Originally Posted by 97Hope


It's no wonder you get tired of doing all the parenting when it seems that H is on some type of soul vacation, but it really is H's loss. Even the mundane and tough parts of parenting are missed when they leave home as adults. When I start to get frustrated at my H - I realize that I would not trade places with him for anything. Honestly, as bad as this is, and as much as it hurts sometimes, I'm not blowing up my family and acting like an alien has possessed me. That's not to sound judgmental, I do have compassion for the guy, but I would not want to be living his life right now. He's a mess and it sounds like yours is, too.




I have to be fair here - he is seeing Youngest a lot, and doing school pick up and drop off. When I let him into the house he would often - though not always - do some cleaning or laundry or change the kids' bed linen while he was here. The amount of housework he did was never an issue in our marriage at all. And I can't blame him for not being more present when I've decided not to let him into the house.

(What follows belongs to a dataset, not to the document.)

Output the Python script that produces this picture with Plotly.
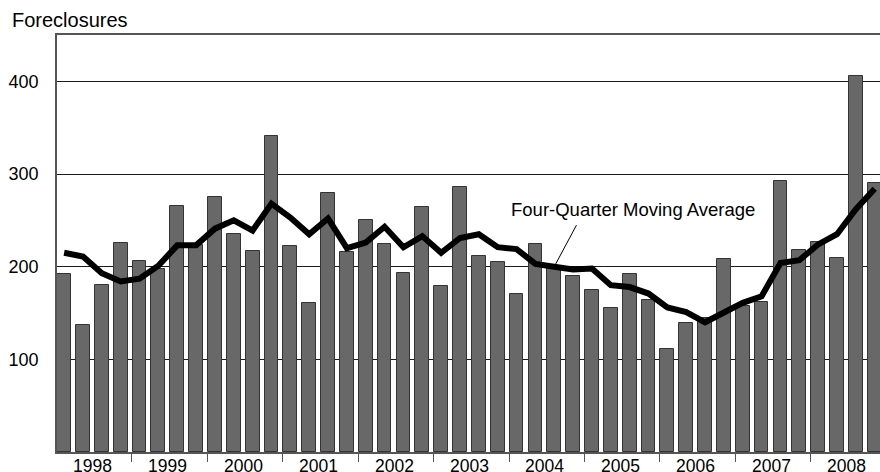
"""
Quarterly foreclosures with a four-quarter moving average (Plotly)
"""

import plotly.graph_objects as go


# Data, 1998 Q1 .. 2008 Q4
YEARS = ['1998', '1999', '2000', '2001', '2002', '2003',
         '2004', '2005', '2006', '2007', '2008']

FORECLOSURES = [192, 137, 180, 226, 206, 197, 266, 223,
                275, 235, 217, 341, 222, 161, 279, 216,
                250, 225, 193, 264, 179, 286, 211, 205,
                170, 225, 201, 190, 175, 155, 192, 164,
                111, 139, 145, 208, 158, 162, 292, 218,
                227, 209, 406, 290]

MOVING_AVG = [215, 211, 193, 184, 187, 201, 223, 223,
              241, 250, 239, 268, 253, 235, 252, 220,
              226, 243, 221, 233, 215, 231, 235, 221,
              219, 203, 200, 197, 198, 180, 178, 171,
              156, 151, 140, 150, 161, 168, 204, 207,
              224, 235, 262, 284]

Y_TICKS = [100, 200, 300, 400]

# Style
COLORS = {
    'bar': '#686868',
    'bar_edge': '#333333',
    'line': '#000000',
    'axis': '#555555',
    'grid': '#1a1a1a',
    'text': '#000000',
}
FONT = 'Liberation Sans, Arial, sans-serif'


def create_foreclosure_chart() -> go.Figure:
    x = list(range(len(FORECLOSURES)))

    fig = go.Figure()

    fig.add_trace(go.Bar(
        x=x,
        y=FORECLOSURES,
        width=0.73,
        marker=dict(color=COLORS['bar'],
                    line=dict(color=COLORS['bar_edge'], width=1)),
        hovertemplate='%{y}<extra></extra>'
    ))

    fig.add_trace(go.Scatter(
        x=x,
        y=MOVING_AVG,
        mode='lines',
        line=dict(color=COLORS['line'], width=6),
        hoverinfo='skip'
    ))

    # tick marks on the boundaries between years
    year_edges = [4 * i - 0.4 for i in range(len(YEARS) + 1)]

    fig.update_layout(
        width=880,
        height=472,
        plot_bgcolor='white',
        paper_bgcolor='white',
        font=dict(family=FONT, size=18, color=COLORS['text']),
        margin=dict(l=57, r=0, t=35, b=20),
        showlegend=False,
        bargap=0
    )

    fig.update_xaxes(
        range=[-0.377, 43.28],
        tickmode='array',
        tickvals=year_edges,
        showticklabels=False,
        ticks='outside',
        ticklen=8,
        tickcolor=COLORS['axis'],
        automargin=False,
        showgrid=False,
        showline=True,
        linecolor=COLORS['axis'],
        linewidth=1.5,
        mirror=True,
        zeroline=False
    )

    fig.update_yaxes(
        range=[0, 450],
        tickmode='array',
        tickvals=Y_TICKS,
        ticks='',
        ticklabelstandoff=13,
        automargin=False,
        showgrid=True,
        gridcolor=COLORS['grid'],
        gridwidth=1,
        showline=True,
        linecolor=COLORS['axis'],
        linewidth=1.5,
        zeroline=False
    )

    # year labels centred under each group of four quarters
    for i, year in enumerate(YEARS):
        fig.add_annotation(
            text=year,
            xref='x', yref='paper',
            x=4 * i + 1.5, y=0,
            xanchor='center', yanchor='top',
            yshift=-2,
            showarrow=False,
            font=dict(size=17.5)
        )

    # axis title in the top-left corner
    fig.add_annotation(
        text='Foreclosures',
        xref='paper', yref='paper',
        x=-0.057, y=1.036,
        xanchor='left', yanchor='middle',
        showarrow=False,
        font=dict(size=20)
    )

    # moving-average label with a thin leader line
    fig.add_annotation(
        text='Four-Quarter Moving Average',
        xref='x', yref='y',
        x=30.2, y=262,
        xanchor='center', yanchor='middle',
        showarrow=False,
        font=dict(size=18.5)
    )
    fig.add_annotation(
        text='',
        xref='x', yref='y',
        x=26, y=MOVING_AVG[26],
        ax=23, ay=-43,
        showarrow=True,
        arrowhead=0,
        arrowwidth=1,
        arrowcolor=COLORS['text']
    )

    return fig


fig = create_foreclosure_chart()
# drop the default page margin so the 880x472 figure fills the window exactly
fig.write_html(
    "out.html",
    config={'responsive': False, 'displayModeBar': False},
    post_script="document.body.style.margin='0';"
                "document.body.style.overflow='hidden';"
)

It's the mental load that gets to me, I think - the remembering of homework and letters for the teacher and making sure there's enough milk and the play dates are sorted and thank you letters sent - all that administration of running a house. Obviously he's not doing any of that at all, and it's all on me. That is the way it is when a marriage ends and the children are mainly resident with one parent, and to share it would involve close collaboration he is incapable of offering, so I need to accept it. I don't believe he's doing it on purpose or trying to punish me - and because I know he's an 'acts of service' man I know that even when things were very bad when he came to the house and cleaned up a little, he was trying to demonstrate something about his willingness to try to be a good father and perhaps even a husband. It just isn't enough. And the fact is, there's a lot on my shoulders at the moment and though I am seeing friends very often, I feel lonely for a proper partner.

I know I felt lonely for a proper partner when he lived here though. So none of this gives me the urge to invite him back!!

I wouldn't really want to be living his life now either. He is still on vacation from work and is very isolated. Other than his computer games, and sometimes a bit of sport, I don't really have any idea how he spends his time. He seems a little healthier looking in the past month or so, which is good, but I am guessing (I have no idea - but given my last interaction with him I have my suspicions) that he is still drinking daily. Unless something has changed drastically in the last few months he has very few friends, nobody close, and isn't close to his family. I have no idea if he's content with the life he's choosing right now, but I know I wouldn't be in his shoes. I also know that his inability to cope with normal family life and the normal 'demands' of interacting with a fellow human being, not least the mother of his children - has nothing at all to do with me.

I've really struggled this past seven months with feeling like I am in 'limbo' - not a wife, not a single woman, and not working on either getting divorced or making a repair. I don't feel like that any more. I think what has changed is that I am not 'waiting' for him to do or say anything any more. I am very clear that what is on offer isn't enough. That more of the same isn't what I want. That I can say no and be fine. I do have such a strong sense that I can take care of myself and move forward when I am ready and that I will be okay. I didn't have that before. I felt trapped and miserable in my awful marriage and when he left, I felt trapped and miserable in a limbo I felt he was inflicting on me. Now I feel much freer. NO matter what happens I will never be in that marriage again. And it is in my power to proceed on a divorce if and when the time is right with me.